The best advice I can give people is this: Dial in your fixture to a visual aesthetic that appeals to YOU! Get that color looking so good that every time you walk in the room you are taken back by just how happy you are with the actual appearance of the light itself. Then kindly remove or disable any app or apparatus you have to modify the light again. Believe me, 9.9 times out of ten your SPS will adapt and thrive under this combination you have chosen. As long as you just stop messing with the thing.

I know what your thinking.......

But what about a daily shift from white to blue and back, and lights that ramp up or down essentially creating the same kinds of inconsistencies I just rallied against? That’s a good question and a very valid concern. The same rules still apply. Once you are 100% happy with the the visual aesthetic of the cycle then stop tweaking. Corals will adapt to a consistent daily pattern for sure. As long as it remains consistent. In the wild, duration intensity and spectrum swing pretty dramatically as well, but the daily patterns remain relatively consistent day to day.
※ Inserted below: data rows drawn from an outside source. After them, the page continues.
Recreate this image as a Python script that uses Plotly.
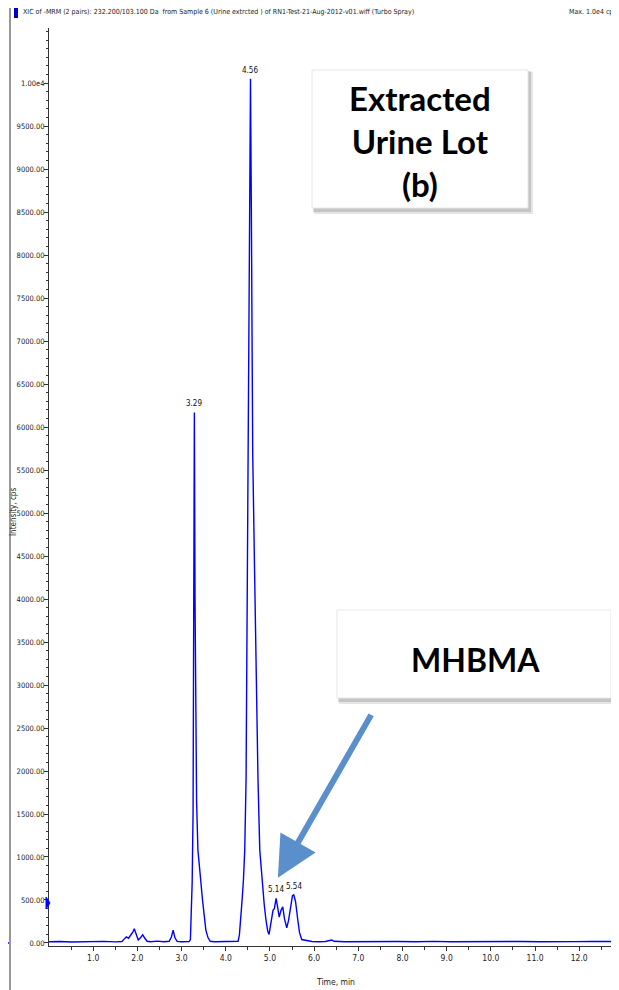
import plotly.graph_objects as go

# ---------------- data ----------------
time_min = [0.00, 0.25, 0.50, 0.75, 1.00, 1.25, 1.50, 1.65,
            1.70, 1.75, 1.80, 1.85, 1.90, 1.93, 1.97, 2.02, 2.07, 2.12, 2.17, 2.22,
            2.30, 2.45, 2.60, 2.72, 2.77, 2.81, 2.85, 2.90, 3.00, 3.10, 3.17,
            3.20, 3.22, 3.24, 3.26, 3.275, 3.29, 3.305, 3.32, 3.34, 3.37, 3.40,
            3.43, 3.47, 3.51, 3.55, 3.60, 3.65, 3.75, 3.90, 4.05, 4.20,
            4.28, 4.31, 4.34, 4.37, 4.40, 4.43, 4.46, 4.48, 4.50, 4.53, 4.56,
            4.58, 4.61, 4.65, 4.69, 4.73, 4.77, 4.82, 4.87, 4.91, 4.95, 4.98,
            5.02, 5.07, 5.10, 5.14, 5.18, 5.21, 5.25, 5.29, 5.33, 5.38, 5.42,
            5.47, 5.51, 5.54, 5.58, 5.63, 5.67, 5.72, 5.78, 5.85, 5.95,
            6.10, 6.25, 6.40, 6.45, 6.70, 7.10, 7.50, 7.90, 8.30, 8.70, 9.10,
            9.50, 9.90, 10.30, 10.70, 11.10, 11.50, 11.90, 12.30, 12.70, 12.90]
intensity_cps = [15, 18, 12, 16, 14, 19, 13, 17,
                 45, 70, 55, 90, 130, 165, 110, 35, 60, 95, 55, 20,
                 15, 22, 14, 20, 70, 150, 60, 18, 15, 14, 16,
                 40, 300, 700, 1500, 3500, 6170, 4000, 2500, 1650, 1080, 950,
                 750, 520, 300, 150, 60, 20, 15, 18, 14, 16,
                 20, 100, 270, 500, 730, 1080, 1900, 3500, 5700, 8300, 10050,
                 8500, 5700, 4400, 3100, 1900, 1080, 730, 450, 270, 140, 100,
                 220, 380, 400, 520, 400, 300, 380, 420, 280, 175, 260,
                 430, 550, 560, 480, 270, 120, 40, 35, 25, 18,
                 15, 18, 35, 20, 14, 17, 13, 18, 15, 19, 14,
                 17, 20, 15, 18, 14, 19, 16, 18, 15, 16]

peak_times = [3.29, 4.56, 5.14, 5.54]
peak_heights = [6170, 10050, 520, 560]
peak_labels = ["3.29", "4.56", "5.14", "5.54"]

y_tick_vals = [0, 500, 1000, 1500, 2000, 2500, 3000, 3500, 4000, 4500, 5000,
               5500, 6000, 6500, 7000, 7500, 8000, 8500, 9000, 9500, 10000]
y_tick_text = ["0.00", "500.00", "1000.00", "1500.00", "2000.00", "2500.00",
               "3000.00", "3500.00", "4000.00", "4500.00", "5000.00", "5500.00",
               "6000.00", "6500.00", "7000.00", "7500.00", "8000.00", "8500.00",
               "9000.00", "9500.00", "1.00e4"]
x_tick_vals = [1, 2, 3, 4, 5, 6, 7, 8, 9, 10, 11, 12]
x_tick_text = ["1.0", "2.0", "3.0", "4.0", "5.0", "6.0", "7.0", "8.0",
               "9.0", "10.0", "11.0", "12.0"]

header_text = ("XIC of -MRM (2 pairs): 232.200/103.100 Da  from Sample 6 (Urine extrcted ) "
               "of RN1-Test-21-Aug-2012-v01.wiff (Turbo Spray)")
max_text = "Max. 1.0e4 cps."

# ---------------- layout geometry ----------------
# the page body has an 8px margin, so the figure is drawn 8px in from the corner
OFF = 8
W, H = 619 - OFF, 990 - OFF
L, R, T, B = 49 - OFF, 619 - OFF, 28 - OFF, 946 - OFF


def px(xr):
    """reference-picture x pixel -> paper x"""
    return (xr - OFF - L) / (R - L)


def py(yr):
    """reference-picture y pixel -> paper y"""
    return (B - (yr - OFF)) / (B - T)


NARROW = "Liberation Sans Narrow, Arial Narrow, DejaVu Sans Condensed, sans-serif"
BOLD = "Lato, Open Sans, sans-serif"

fig = go.Figure()
fig.add_trace(go.Scatter(x=time_min, y=intensity_cps, mode="lines",
                         line=dict(color="#0000ff", width=1.4),
                         hoverinfo="skip", showlegend=False))

annotations = []
for t, h, lab in zip(peak_times, peak_heights, peak_labels):
    annotations.append(dict(x=t, y=h, text=lab, showarrow=False, yanchor="bottom",
                            yshift=2, font=dict(family=NARROW, size=8, color="#111")))

# header
annotations.append(dict(xref="paper", yref="paper", x=px(21), y=py(12), text=header_text,
                        showarrow=False, xanchor="left", yanchor="middle",
                        font=dict(family=NARROW, size=7, color="#222")))
annotations.append(dict(xref="paper", yref="paper", x=px(567), y=py(12), text=max_text,
                        showarrow=False, xanchor="left", yanchor="middle",
                        font=dict(family=NARROW, size=7, color="#222")))
# axis titles
annotations.append(dict(xref="paper", yref="paper", x=px(335), y=py(982), text="Time, min",
                        showarrow=False, xanchor="center", yanchor="middle",
                        font=dict(family=NARROW, size=8.5, color="#222")))
annotations.append(dict(xref="paper", yref="paper", x=px(13), y=py(512), text="Intensity, cps",
                        showarrow=False, textangle=-90, xanchor="center", yanchor="middle",
                        font=dict(family=NARROW, size=8, color="#222")))
# callout texts
annotations.append(dict(xref="paper", yref="paper", x=px(420), y=py(141),
                        text="<b>Extracted</b><br><b>Urine Lot</b><br><b>(b)</b>",
                        showarrow=False, xanchor="center", yanchor="middle",
                        font=dict(family=BOLD, size=33, color="#000")))
annotations.append(dict(xref="paper", yref="paper", x=px(475), y=py(659),
                        text="<b>MHBMA</b>",
                        showarrow=False, xanchor="center", yanchor="middle",
                        font=dict(family=BOLD, size=32, color="#000")))
# arrow
annotations.append(dict(x=5.18, y=760, ax=7.31, ay=2670, axref="x", ayref="y",
                        xref="x", yref="y", text="", showarrow=True, arrowhead=2,
                        arrowsize=1.35, arrowwidth=6, arrowcolor="#5B8FCB"))

shapes = []
# frame lines
shapes.append(dict(type="line", xref="paper", yref="paper", x0=px(10), x1=px(10),
                   y0=py(3), y1=py(990), line=dict(color="#333", width=1)))
shapes.append(dict(type="line", xref="paper", yref="paper", x0=px(10), x1=px(619),
                   y0=py(3), y1=py(3), line=dict(color="#333", width=1)))
shapes.append(dict(type="rect", xref="paper", yref="paper", x0=px(14), x1=px(18),
                   y0=py(18), y1=py(6), fillcolor="#0000cc", line=dict(width=0)))
shapes.append(dict(type="line", xref="paper", yref="paper", x0=px(8), x1=px(9),
                   y0=py(943), y1=py(943), line=dict(color="#0000ff", width=1.4)))
shapes.append(dict(type="path", xref="paper", yref="paper",
                   path="M {} {} L {} {} L {} {} Z".format(px(46), py(897), px(50), py(903),
                                                          px(46), py(909)),
                   fillcolor="#0000ff", line=dict(color="#0000ff", width=1)))
# callout boxes with shadows
for (x0, y0, x1, y1) in [(312, 70, 528, 208), (337, 610, 611, 698)]:
    shapes.append(dict(type="rect", xref="paper", yref="paper", x0=px(x0 + 2), x1=px(x1 + 5),
                       y0=py(y1 + 6), y1=py(y0 + 2), fillcolor="rgba(0,0,0,0.10)",
                       line=dict(width=0), layer="above"))
    shapes.append(dict(type="rect", xref="paper", yref="paper", x0=px(x0 + 1), x1=px(x1 + 3),
                       y0=py(y1 + 4), y1=py(y0 + 1), fillcolor="rgba(0,0,0,0.14)",
                       line=dict(width=0), layer="above"))
    shapes.append(dict(type="rect", xref="paper", yref="paper", x0=px(x0), x1=px(x1),
                       y0=py(y1), y1=py(y0), fillcolor="#ffffff",
                       line=dict(color="#e6e6e6", width=1), layer="above"))

fig.update_layout(
    width=W, height=H,
    margin=dict(l=L, r=W - R, t=T, b=H - B, pad=0, autoexpand=False),
    paper_bgcolor="white", plot_bgcolor="white",
    showlegend=False,
    annotations=annotations,
    shapes=shapes,
    xaxis=dict(range=[0, 12.9], showgrid=False, zeroline=False, showline=True,
               automargin=False,
               linecolor="#333", linewidth=1, ticks="outside", ticklen=4, tickcolor="#333",
               tickvals=x_tick_vals, ticktext=x_tick_text,
               tickfont=dict(family=NARROW, size=8.5, color="#222"),
               minor=dict(tickvals=[0.5, 1.5, 2.5, 3.5, 4.5, 5.5, 6.5, 7.5, 8.5, 9.5,
                                    10.5, 11.5, 12.5],
                          ticks="outside", ticklen=3, tickcolor="#333")),
    yaxis=dict(range=[-35, 10640], showgrid=False, zeroline=False, showline=True,
               automargin=False, ticklabelstandoff=-2,
               linecolor="#333", linewidth=1, ticks="outside", ticklen=4, tickcolor="#333",
               tickvals=y_tick_vals, ticktext=y_tick_text,
               tickfont=dict(family=NARROW, size=7.5, color="#222"),
               minor=dict(dtick=100, tick0=0, ticks="outside", ticklen=2,
                          tickcolor="#333")),
)

fig.write_html("out.html")
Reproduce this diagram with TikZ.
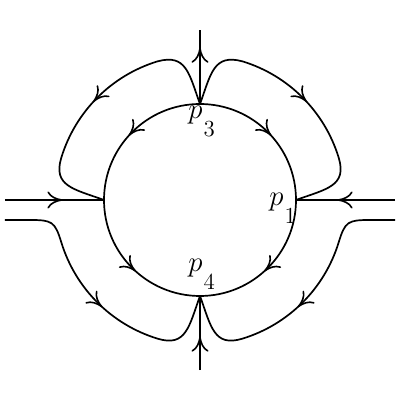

I know there are plenty of people on these boards a lot smarter than me, and with a whole lot more experience with the in's and outs and complexities of the science of LED's, and I encourage any of you to chime in with knowledge and insight you may want to add. The crux of this write up is based solely on my own observations of what has been effective, and what has not, and the many conversations I have had with people experiencing the same kind of problems over and over. Although, I really think people are getting it more and more. But if you are one of those, still struggling, trying to find the “right” spectrum, let your own tastes do the work and dial in that fixture to the setting that you find the most visually appealing. This truly is the trick to running LED's.